Locating dying disks in LSI RAID using StorCLI

I often find myself in need of locating disks in an LSI RAID that are not quite dead yet, but in the process of dying. Google knows how to do that using MegaCli, but I totally hate that tool and want to do the same thing using storcli instead, which is a bit less insane. Here's how.

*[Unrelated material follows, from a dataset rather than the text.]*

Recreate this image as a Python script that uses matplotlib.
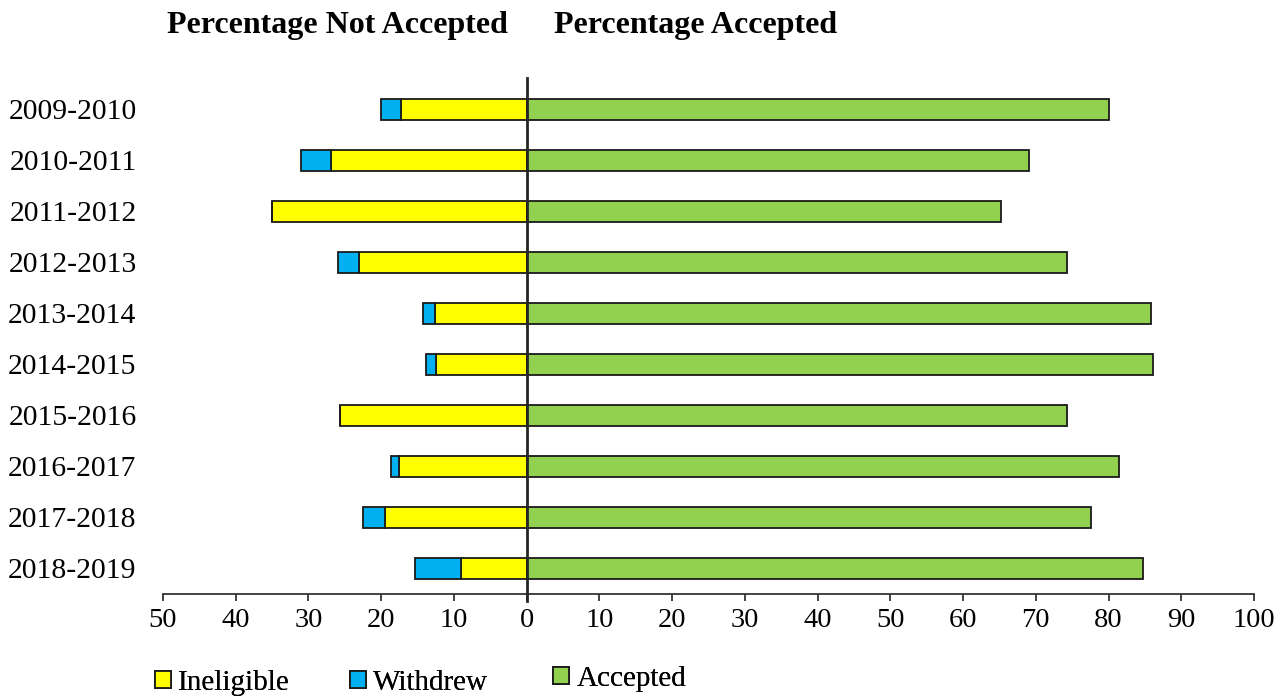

For a quick glance on which disk might be causing trouble, try:

root@psql-n1:~# storcli /c0/eALL/sALL show all | grep -e 'State :' -e "Predictive Failure Count"
Drive /c0/e8/s0 State :
Predictive Failure Count = 0
Drive /c0/e8/s1 State :
Predictive Failure Count = 0
Drive /c0/e8/s2 State :
Predictive Failure Count = 2
Drive /c0/e8/s3 State :
Predictive Failure Count = 0
Drive /c0/e8/s4 State :
Predictive Failure Count = 0

For disks that are okay, this count should be 0. So in that example, /c0/e8/s2 is broken. Notably though, it's not yet broken enough to be actually thrown out of the array:

root@psql-n1:~# storcli /c0/e8/s2 show
Controller = 0
Status = Success
Description = Show Drive Information Succeeded.


Drive Information :
=================

-------------------------------------------------------------------------
EID:Slt DID State DG       Size Intf Med SED PI SeSz Model            Sp
-------------------------------------------------------------------------
8:2      11 Onln   1 558.406 GB SAS  HDD N   N  512B HUS156060VLS600  U
-------------------------------------------------------------------------

State is still online and the array is not yet degraded, it's only throwing random IO errors.

Critical Disks

MegaCli has a nice way of getting a quick overview, using the MegaCli -AdpAllInfo -aAll command:

root@psql-n1:~# megacli64 -AdpAllInfo -aALL | less

[... lots'a stuff ...]

                Device Present
                ================
Virtual Drives    : 2
  Degraded        : 0
  Offline         : 0
Physical Devices  : 12
  Disks           : 10
  Critical Disks  : 1
  Failed Disks    : 0

storcli seems to be able to also output this information:

root@psql-n1:~# grep 'Critical Disks' /usr/local/sbin/storcli
Binary file /usr/local/sbin/storcli matches

Unfortunately I haven't yet managed to find out the incarnation necessary to make it actually spit out that info, and the manual is less than helpful in that regard too. :(

Locating the disk

Fire this command:

root@psql-n1:~# storcli /c0/e8/s2 start locate

In my setup, this will make the activity LED blink really fast. This is of course less than helpful if your box is currently under load, because then the activity LED will blink really fast anyway. Probably this is why sane RAID controllers blink the failure LED for locating disks, but hey, this is LSI. So, better make sure your server isn't doing anything other than locating the fucking disk.

Update

A kind soul wrote me that there's a setting to control this behavior:

storcli /cALL set activityforlocate=off

It seems to be off by default though, and also this behavior only occurs on our old hardware. We bought new boxen in the meantime, those actually blink the failure LED as they should. So, in conclusion: meh.

Thanks, Evan!

Replacing it

After locating it, I just pulled the disk out, added a replacement in, and found the RAID controller had already started rebuilding on its own. Since the replacement disk had been in use before, I'd expected a foreign configuration to show up. But:

root@psql-n1:~# storcli /c0/fALL show
Controller = 0
Status = Success
Description = Couldn't find any foreign Configuration

Allright then I guess, maybe we picked a previous hot spare that had in fact not yet been in use anywhere. But dear future me, if you ever happen to need it, here's a link I found that may come in handy: https://wiki.nikhef.nl/grid/Managing_RAID_Controllers.